• _Available data_:
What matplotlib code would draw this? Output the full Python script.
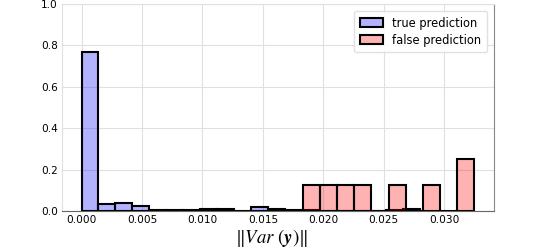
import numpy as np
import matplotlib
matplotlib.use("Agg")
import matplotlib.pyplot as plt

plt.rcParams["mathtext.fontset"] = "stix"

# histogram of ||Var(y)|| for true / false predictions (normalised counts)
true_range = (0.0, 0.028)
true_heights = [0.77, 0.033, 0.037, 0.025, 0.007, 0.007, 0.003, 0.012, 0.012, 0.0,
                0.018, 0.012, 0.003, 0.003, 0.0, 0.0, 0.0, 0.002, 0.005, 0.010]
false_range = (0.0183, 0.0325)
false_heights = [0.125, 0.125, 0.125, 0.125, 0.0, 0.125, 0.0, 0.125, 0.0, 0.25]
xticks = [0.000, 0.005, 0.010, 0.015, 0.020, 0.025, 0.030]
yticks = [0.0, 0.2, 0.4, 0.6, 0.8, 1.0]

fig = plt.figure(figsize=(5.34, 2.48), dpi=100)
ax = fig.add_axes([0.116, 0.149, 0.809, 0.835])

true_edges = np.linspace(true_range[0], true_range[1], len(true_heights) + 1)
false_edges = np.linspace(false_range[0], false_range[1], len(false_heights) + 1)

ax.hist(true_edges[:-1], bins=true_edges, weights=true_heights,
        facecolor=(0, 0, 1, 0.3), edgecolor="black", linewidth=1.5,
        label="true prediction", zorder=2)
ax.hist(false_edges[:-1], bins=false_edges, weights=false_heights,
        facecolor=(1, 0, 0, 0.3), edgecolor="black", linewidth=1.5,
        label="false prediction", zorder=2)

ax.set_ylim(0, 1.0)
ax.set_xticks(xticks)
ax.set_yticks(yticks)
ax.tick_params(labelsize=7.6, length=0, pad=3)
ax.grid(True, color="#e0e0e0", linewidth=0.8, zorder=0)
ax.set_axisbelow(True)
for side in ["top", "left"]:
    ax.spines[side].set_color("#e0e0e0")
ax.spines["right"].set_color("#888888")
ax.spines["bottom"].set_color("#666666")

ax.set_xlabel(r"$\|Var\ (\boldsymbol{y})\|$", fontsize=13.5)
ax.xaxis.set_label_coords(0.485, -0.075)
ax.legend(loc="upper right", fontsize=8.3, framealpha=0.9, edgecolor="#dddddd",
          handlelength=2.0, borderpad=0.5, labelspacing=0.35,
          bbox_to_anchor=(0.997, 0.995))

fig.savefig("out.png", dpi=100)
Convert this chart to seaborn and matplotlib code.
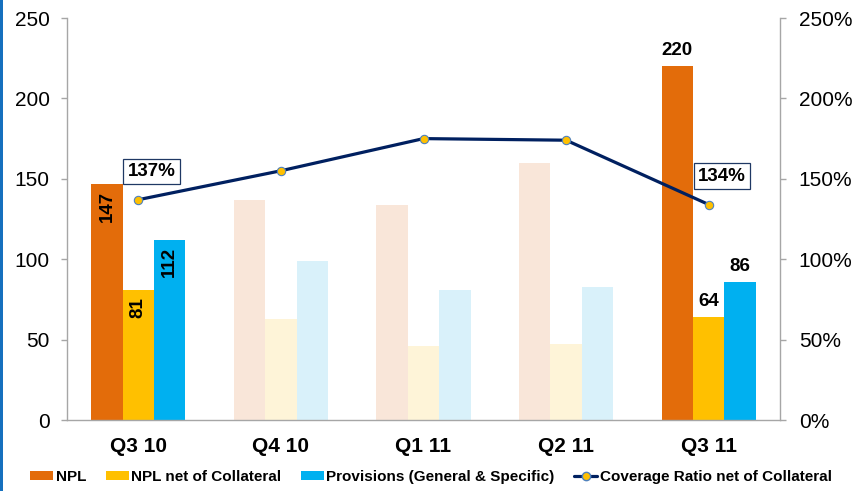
==
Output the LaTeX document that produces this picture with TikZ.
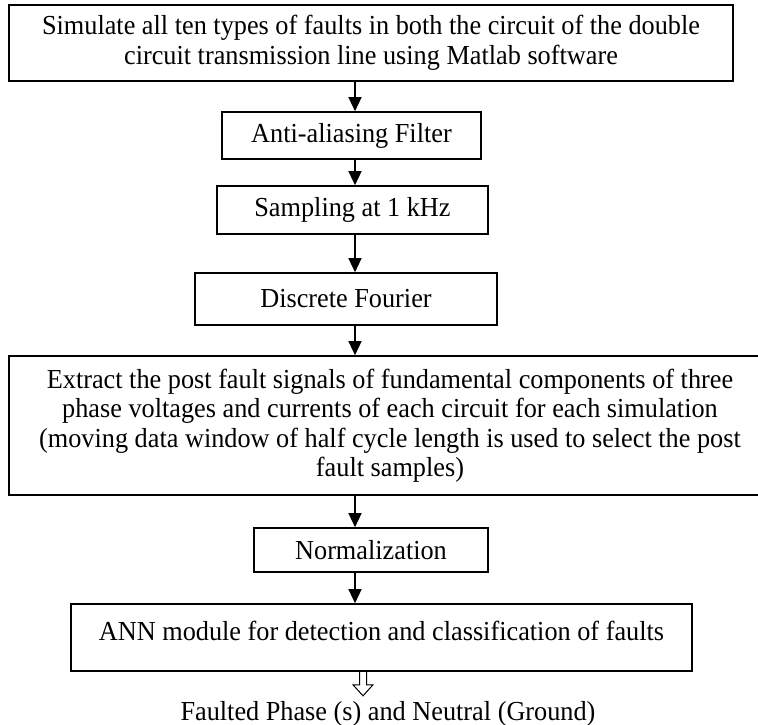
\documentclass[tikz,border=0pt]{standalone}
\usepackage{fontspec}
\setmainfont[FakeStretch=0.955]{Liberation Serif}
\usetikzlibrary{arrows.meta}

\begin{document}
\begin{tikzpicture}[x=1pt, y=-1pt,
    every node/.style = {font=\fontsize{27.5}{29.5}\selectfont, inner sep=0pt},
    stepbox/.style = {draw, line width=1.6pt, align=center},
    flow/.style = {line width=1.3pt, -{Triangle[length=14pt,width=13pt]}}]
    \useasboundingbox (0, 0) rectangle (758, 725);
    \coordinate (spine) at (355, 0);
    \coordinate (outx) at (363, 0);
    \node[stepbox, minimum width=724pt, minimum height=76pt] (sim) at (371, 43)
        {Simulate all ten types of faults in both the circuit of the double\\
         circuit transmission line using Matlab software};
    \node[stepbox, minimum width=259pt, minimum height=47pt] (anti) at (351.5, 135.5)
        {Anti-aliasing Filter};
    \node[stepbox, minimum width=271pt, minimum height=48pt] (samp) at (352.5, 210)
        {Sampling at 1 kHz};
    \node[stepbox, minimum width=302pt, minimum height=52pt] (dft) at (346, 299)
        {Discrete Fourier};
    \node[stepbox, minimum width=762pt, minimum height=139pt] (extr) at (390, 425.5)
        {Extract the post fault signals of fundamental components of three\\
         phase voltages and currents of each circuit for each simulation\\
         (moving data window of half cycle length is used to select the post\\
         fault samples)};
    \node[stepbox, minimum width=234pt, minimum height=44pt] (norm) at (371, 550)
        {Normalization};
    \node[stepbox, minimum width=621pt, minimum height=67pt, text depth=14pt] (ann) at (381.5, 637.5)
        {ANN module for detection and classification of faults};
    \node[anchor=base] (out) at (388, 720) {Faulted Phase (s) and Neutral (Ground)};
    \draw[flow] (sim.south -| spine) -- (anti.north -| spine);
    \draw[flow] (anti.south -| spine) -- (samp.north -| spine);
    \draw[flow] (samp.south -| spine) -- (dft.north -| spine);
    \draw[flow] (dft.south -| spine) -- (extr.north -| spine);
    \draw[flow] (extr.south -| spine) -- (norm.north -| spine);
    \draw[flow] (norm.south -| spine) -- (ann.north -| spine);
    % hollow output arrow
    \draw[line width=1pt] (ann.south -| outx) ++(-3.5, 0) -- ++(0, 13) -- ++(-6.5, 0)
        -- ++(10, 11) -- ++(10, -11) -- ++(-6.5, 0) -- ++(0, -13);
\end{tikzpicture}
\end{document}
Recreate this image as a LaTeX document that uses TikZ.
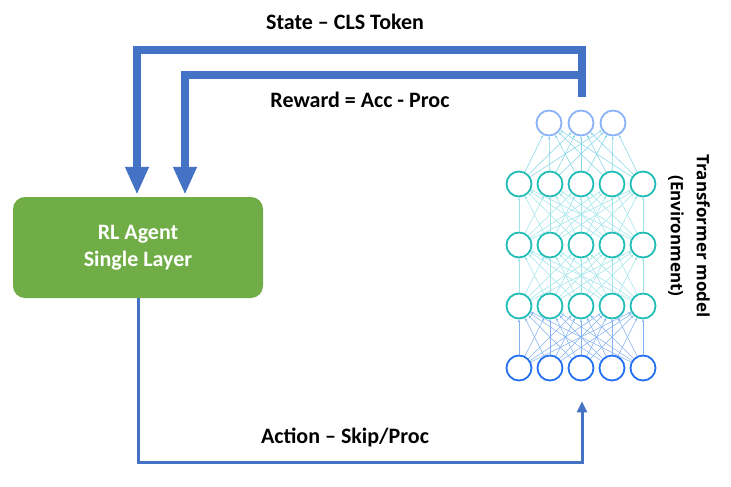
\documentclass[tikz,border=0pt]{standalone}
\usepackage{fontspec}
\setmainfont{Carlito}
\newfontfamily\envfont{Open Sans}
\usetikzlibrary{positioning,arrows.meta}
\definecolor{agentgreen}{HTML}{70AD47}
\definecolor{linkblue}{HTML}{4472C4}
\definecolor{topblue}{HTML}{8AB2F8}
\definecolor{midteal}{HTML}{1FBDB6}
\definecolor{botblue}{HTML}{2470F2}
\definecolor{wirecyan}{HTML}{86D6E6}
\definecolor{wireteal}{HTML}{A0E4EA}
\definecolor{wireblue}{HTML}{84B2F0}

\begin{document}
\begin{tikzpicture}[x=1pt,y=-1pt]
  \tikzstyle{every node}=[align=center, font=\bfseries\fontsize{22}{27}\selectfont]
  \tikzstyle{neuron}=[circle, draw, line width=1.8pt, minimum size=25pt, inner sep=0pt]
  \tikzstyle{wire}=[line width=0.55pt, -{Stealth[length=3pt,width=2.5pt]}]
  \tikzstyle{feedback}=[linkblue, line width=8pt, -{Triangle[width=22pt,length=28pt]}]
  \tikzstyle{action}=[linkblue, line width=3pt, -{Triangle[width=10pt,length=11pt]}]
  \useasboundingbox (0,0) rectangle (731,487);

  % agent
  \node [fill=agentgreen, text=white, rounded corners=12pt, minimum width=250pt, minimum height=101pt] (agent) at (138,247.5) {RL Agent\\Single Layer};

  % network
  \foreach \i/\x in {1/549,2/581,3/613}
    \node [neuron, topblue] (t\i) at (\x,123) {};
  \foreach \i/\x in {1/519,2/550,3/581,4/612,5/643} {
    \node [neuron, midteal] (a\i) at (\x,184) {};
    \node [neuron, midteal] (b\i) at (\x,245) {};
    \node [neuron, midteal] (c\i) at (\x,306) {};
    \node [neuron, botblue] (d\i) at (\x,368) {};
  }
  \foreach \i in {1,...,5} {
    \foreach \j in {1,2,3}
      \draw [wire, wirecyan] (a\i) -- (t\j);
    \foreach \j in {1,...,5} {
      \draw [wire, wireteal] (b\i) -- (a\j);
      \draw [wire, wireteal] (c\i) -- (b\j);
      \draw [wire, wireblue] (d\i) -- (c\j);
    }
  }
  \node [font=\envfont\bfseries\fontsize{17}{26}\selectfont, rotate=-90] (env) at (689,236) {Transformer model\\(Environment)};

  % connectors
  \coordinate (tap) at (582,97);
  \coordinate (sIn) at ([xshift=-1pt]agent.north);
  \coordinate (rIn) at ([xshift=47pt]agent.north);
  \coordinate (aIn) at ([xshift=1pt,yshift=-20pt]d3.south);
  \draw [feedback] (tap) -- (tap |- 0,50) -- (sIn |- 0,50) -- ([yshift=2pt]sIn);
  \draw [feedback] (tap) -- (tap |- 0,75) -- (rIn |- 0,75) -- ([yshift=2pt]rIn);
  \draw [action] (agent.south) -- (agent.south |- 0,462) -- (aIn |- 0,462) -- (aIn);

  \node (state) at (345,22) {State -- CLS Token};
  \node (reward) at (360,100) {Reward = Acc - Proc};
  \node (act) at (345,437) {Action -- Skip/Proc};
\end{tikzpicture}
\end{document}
---
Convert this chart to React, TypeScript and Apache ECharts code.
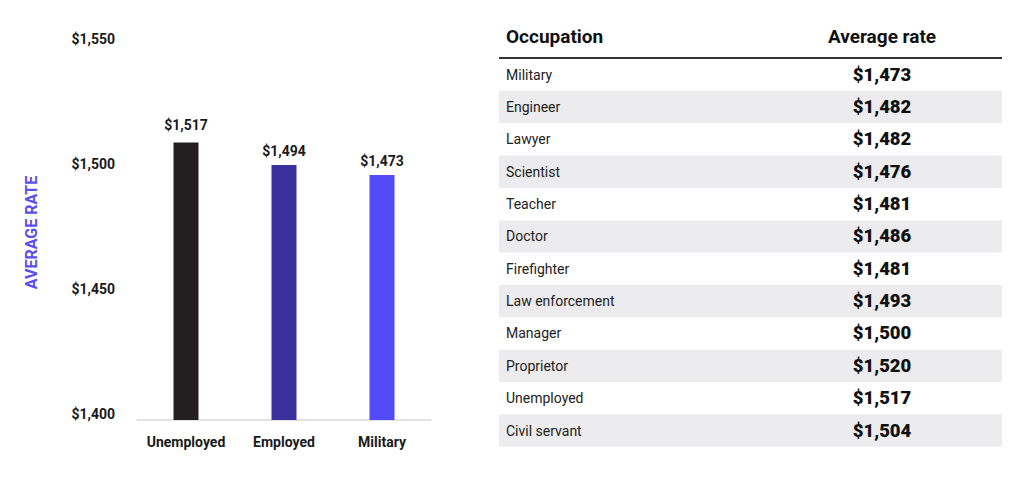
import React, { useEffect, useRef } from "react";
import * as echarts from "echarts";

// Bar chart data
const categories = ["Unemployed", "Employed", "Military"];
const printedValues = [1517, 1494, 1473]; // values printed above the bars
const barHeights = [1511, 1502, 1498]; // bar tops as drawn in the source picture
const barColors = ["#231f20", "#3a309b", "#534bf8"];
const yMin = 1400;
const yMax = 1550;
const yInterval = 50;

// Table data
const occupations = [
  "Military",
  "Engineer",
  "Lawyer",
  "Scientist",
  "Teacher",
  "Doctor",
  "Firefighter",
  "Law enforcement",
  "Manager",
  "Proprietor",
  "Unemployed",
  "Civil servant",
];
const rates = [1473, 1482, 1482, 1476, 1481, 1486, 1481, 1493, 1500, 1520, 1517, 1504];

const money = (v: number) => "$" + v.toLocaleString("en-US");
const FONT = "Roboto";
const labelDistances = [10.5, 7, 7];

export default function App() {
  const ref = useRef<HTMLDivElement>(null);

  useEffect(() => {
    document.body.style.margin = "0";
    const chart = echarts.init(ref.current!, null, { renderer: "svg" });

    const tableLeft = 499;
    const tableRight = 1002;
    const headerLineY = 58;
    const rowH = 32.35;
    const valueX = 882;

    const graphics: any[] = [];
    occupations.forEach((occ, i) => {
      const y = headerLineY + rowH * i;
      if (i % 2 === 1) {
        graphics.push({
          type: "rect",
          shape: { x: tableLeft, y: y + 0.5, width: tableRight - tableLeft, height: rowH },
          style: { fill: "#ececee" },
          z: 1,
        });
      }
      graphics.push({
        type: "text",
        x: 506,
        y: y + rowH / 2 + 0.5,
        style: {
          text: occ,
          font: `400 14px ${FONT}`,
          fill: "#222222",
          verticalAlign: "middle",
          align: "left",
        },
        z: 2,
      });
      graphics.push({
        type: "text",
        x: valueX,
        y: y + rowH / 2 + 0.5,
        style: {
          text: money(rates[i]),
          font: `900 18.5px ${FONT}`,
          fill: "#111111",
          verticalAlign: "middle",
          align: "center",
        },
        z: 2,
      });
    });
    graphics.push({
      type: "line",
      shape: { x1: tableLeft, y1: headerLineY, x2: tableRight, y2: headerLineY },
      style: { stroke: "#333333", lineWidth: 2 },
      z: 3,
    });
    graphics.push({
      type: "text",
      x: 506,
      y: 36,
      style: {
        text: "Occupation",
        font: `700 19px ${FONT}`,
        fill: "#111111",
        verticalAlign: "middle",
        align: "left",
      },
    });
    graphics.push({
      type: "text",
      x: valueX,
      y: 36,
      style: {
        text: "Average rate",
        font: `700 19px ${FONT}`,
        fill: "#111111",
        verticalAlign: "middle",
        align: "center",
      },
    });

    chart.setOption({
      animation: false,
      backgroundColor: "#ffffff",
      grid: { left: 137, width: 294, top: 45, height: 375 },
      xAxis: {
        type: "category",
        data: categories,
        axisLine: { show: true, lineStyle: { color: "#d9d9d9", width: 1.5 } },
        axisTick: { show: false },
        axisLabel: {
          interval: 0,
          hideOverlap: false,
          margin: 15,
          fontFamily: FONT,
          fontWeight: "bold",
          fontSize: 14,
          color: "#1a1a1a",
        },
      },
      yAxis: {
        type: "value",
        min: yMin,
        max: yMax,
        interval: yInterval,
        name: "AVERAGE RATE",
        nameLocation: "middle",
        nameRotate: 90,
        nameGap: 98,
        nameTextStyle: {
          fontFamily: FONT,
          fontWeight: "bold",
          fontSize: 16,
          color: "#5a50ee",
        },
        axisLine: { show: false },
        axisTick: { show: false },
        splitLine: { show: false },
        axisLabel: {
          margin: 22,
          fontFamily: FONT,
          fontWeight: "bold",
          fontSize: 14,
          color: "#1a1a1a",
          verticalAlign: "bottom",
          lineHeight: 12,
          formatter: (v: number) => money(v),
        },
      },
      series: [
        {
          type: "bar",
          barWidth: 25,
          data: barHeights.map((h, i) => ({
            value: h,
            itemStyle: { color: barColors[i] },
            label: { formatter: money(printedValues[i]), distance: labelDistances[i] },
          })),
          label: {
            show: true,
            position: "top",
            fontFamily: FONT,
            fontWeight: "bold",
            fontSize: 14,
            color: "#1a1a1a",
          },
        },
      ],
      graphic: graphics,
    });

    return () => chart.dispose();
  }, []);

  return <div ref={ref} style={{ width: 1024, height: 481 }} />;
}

• _What to work on_:
Take the stretch from the line containing "What matplotlib code" through the line containing "len(false_heights) + 1)" and reproduce it exactly, both ends included. Omit the pictures.

• _Result_:
What matplotlib code would draw this? Output the full Python script.
import numpy as np
import matplotlib
matplotlib.use("Agg")
import matplotlib.pyplot as plt

plt.rcParams["mathtext.fontset"] = "stix"

# histogram of ||Var(y)|| for true / false predictions (normalised counts)
true_range = (0.0, 0.028)
true_heights = [0.77, 0.033, 0.037, 0.025, 0.007, 0.007, 0.003, 0.012, 0.012, 0.0,
                0.018, 0.012, 0.003, 0.003, 0.0, 0.0, 0.0, 0.002, 0.005, 0.010]
false_range = (0.0183, 0.0325)
false_heights = [0.125, 0.125, 0.125, 0.125, 0.0, 0.125, 0.0, 0.125, 0.0, 0.25]
xticks = [0.000, 0.005, 0.010, 0.015, 0.020, 0.025, 0.030]
yticks = [0.0, 0.2, 0.4, 0.6, 0.8, 1.0]

fig = plt.figure(figsize=(5.34, 2.48), dpi=100)
ax = fig.add_axes([0.116, 0.149, 0.809, 0.835])

true_edges = np.linspace(true_range[0], true_range[1], len(true_heights) + 1)
false_edges = np.linspace(false_range[0], false_range[1], len(false_heights) + 1)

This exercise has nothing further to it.